What you should do: Give the listing again character for character, but drop the images.

Data shown:
○ ○ ○ ○

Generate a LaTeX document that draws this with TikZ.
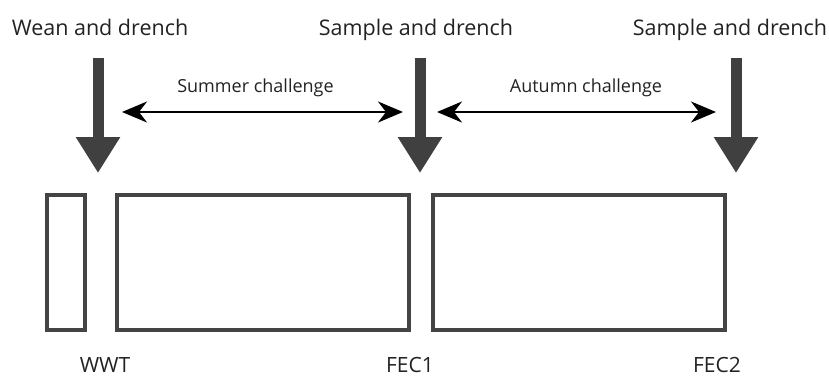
\documentclass[tikz,border=0pt]{standalone}
\usepackage{fontspec}
\setmainfont{Open Sans}
\usetikzlibrary{arrows.meta}
\definecolor{boxgray}{HTML}{444444}
\definecolor{arrgray}{HTML}{404040}
\definecolor{txtgray}{HTML}{222222}
\begin{document}
\begin{tikzpicture}[x=1pt,y=-1pt,
  stage/.style={draw=boxgray,line width=3.5pt,minimum height=135pt,inner sep=0pt,anchor=north west},
  bigarrow/.style={draw=arrgray,line width=11pt,-{Triangle[length=36pt,width=42pt]}},
  period/.style={draw=black,line width=2.5pt,{Stealth[length=25pt,width=21pt,inset=8pt]}-{Stealth[length=25pt,width=21pt,inset=8pt]}},
  event/.style={font=\fontsize{21.5}{26}\selectfont,text=txtgray,inner sep=0pt,anchor=base},
  plabel/.style={font=\fontsize{18}{22}\selectfont,text=txtgray,inner sep=0pt,anchor=base},
  stagelabel/.style={font=\fontsize{21}{25}\selectfont,text=txtgray,inner sep=0pt,anchor=base,text depth=0pt}]
\useasboundingbox (0,0) rectangle (829,376);
% boxes
\node[stage,minimum width=38pt] (b1) at (45,193) {};
\node[stage,minimum width=292pt] (b2) at (115,193) {};
\node[stage,minimum width=292pt] (b3) at (431,193) {};
% event labels
\node[event] (e1) at (100,35) {Wean and drench};
\node[event] (e2) at (416,35) {Sample and drench};
\node[event] (e3) at (730,35) {Sample and drench};
% big arrows
\coordinate (a1s) at (98,58); \coordinate (a1e) at (98,173);
\coordinate (a2s) at (420,58); \coordinate (a2e) at (420,173);
\coordinate (a3s) at (736,58); \coordinate (a3e) at (736,173);
\draw[bigarrow] (a1s) -- (a1e);
\draw[bigarrow] (a2s) -- (a2e);
\draw[bigarrow] (a3s) -- (a3e);
% period arrows
\coordinate (p1a) at (122,112); \coordinate (p1b) at (403,112);
\coordinate (p2a) at (437,112); \coordinate (p2b) at (716,112);
\draw[period] (p1a) -- (p1b);
\draw[period] (p2a) -- (p2b);
\node[plabel] (l1) at (255.5,92) {Summer challenge};
\node[plabel] (l2) at (586,92) {Autumn challenge};
% bottom labels
\node[stagelabel] (m1) at (105,372) {WWT};
\node[stagelabel] (m2) at (410,372) {FEC1};
\node[stagelabel] (m3) at (717,372) {FEC2};
\end{tikzpicture}
\end{document}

○ ○ ○ ○

Written solution:
Generate a LaTeX document that draws this with TikZ.
\documentclass[tikz,border=0pt]{standalone}
\usepackage{fontspec}
\setmainfont{Open Sans}
\usetikzlibrary{arrows.meta}
\definecolor{boxgray}{HTML}{444444}
\definecolor{arrgray}{HTML}{404040}
\definecolor{txtgray}{HTML}{222222}
\begin{document}
\begin{tikzpicture}[x=1pt,y=-1pt,
  stage/.style={draw=boxgray,line width=3.5pt,minimum height=135pt,inner sep=0pt,anchor=north west},
  bigarrow/.style={draw=arrgray,line width=11pt,-{Triangle[length=36pt,width=42pt]}},
  period/.style={draw=black,line width=2.5pt,{Stealth[length=25pt,width=21pt,inset=8pt]}-{Stealth[length=25pt,width=21pt,inset=8pt]}},
  event/.style={font=\fontsize{21.5}{26}\selectfont,text=txtgray,inner sep=0pt,anchor=base},
  plabel/.style={font=\fontsize{18}{22}\selectfont,text=txtgray,inner sep=0pt,anchor=base},
  stagelabel/.style={font=\fontsize{21}{25}\selectfont,text=txtgray,inner sep=0pt,anchor=base,text depth=0pt}]
\useasboundingbox (0,0) rectangle (829,376);
% boxes
\node[stage,minimum width=38pt] (b1) at (45,193) {};
\node[stage,minimum width=292pt] (b2) at (115,193) {};
\node[stage,minimum width=292pt] (b3) at (431,193) {};
% event labels
\node[event] (e1) at (100,35) {Wean and drench};
\node[event] (e2) at (416,35) {Sample and drench};
\node[event] (e3) at (730,35) {Sample and drench};
% big arrows
\coordinate (a1s) at (98,58); \coordinate (a1e) at (98,173);
\coordinate (a2s) at (420,58); \coordinate (a2e) at (420,173);
\coordinate (a3s) at (736,58); \coordinate (a3e) at (736,173);
\draw[bigarrow] (a1s) -- (a1e);
\draw[bigarrow] (a2s) -- (a2e);
\draw[bigarrow] (a3s) -- (a3e);
% period arrows
\coordinate (p1a) at (122,112); \coordinate (p1b) at (403,112);
\coordinate (p2a) at (437,112); \coordinate (p2b) at (716,112);
\draw[period] (p1a) -- (p1b);
\draw[period] (p2a) -- (p2b);
\node[plabel] (l1) at (255.5,92) {Summer challenge};
\node[plabel] (l2) at (586,92) {Autumn challenge};
% bottom labels
\node[stagelabel] (m1) at (105,372) {WWT};
\node[stagelabel] (m2) at (410,372) {FEC1};
\node[stagelabel] (m3) at (717,372) {FEC2};
\end{tikzpicture}
\end{document}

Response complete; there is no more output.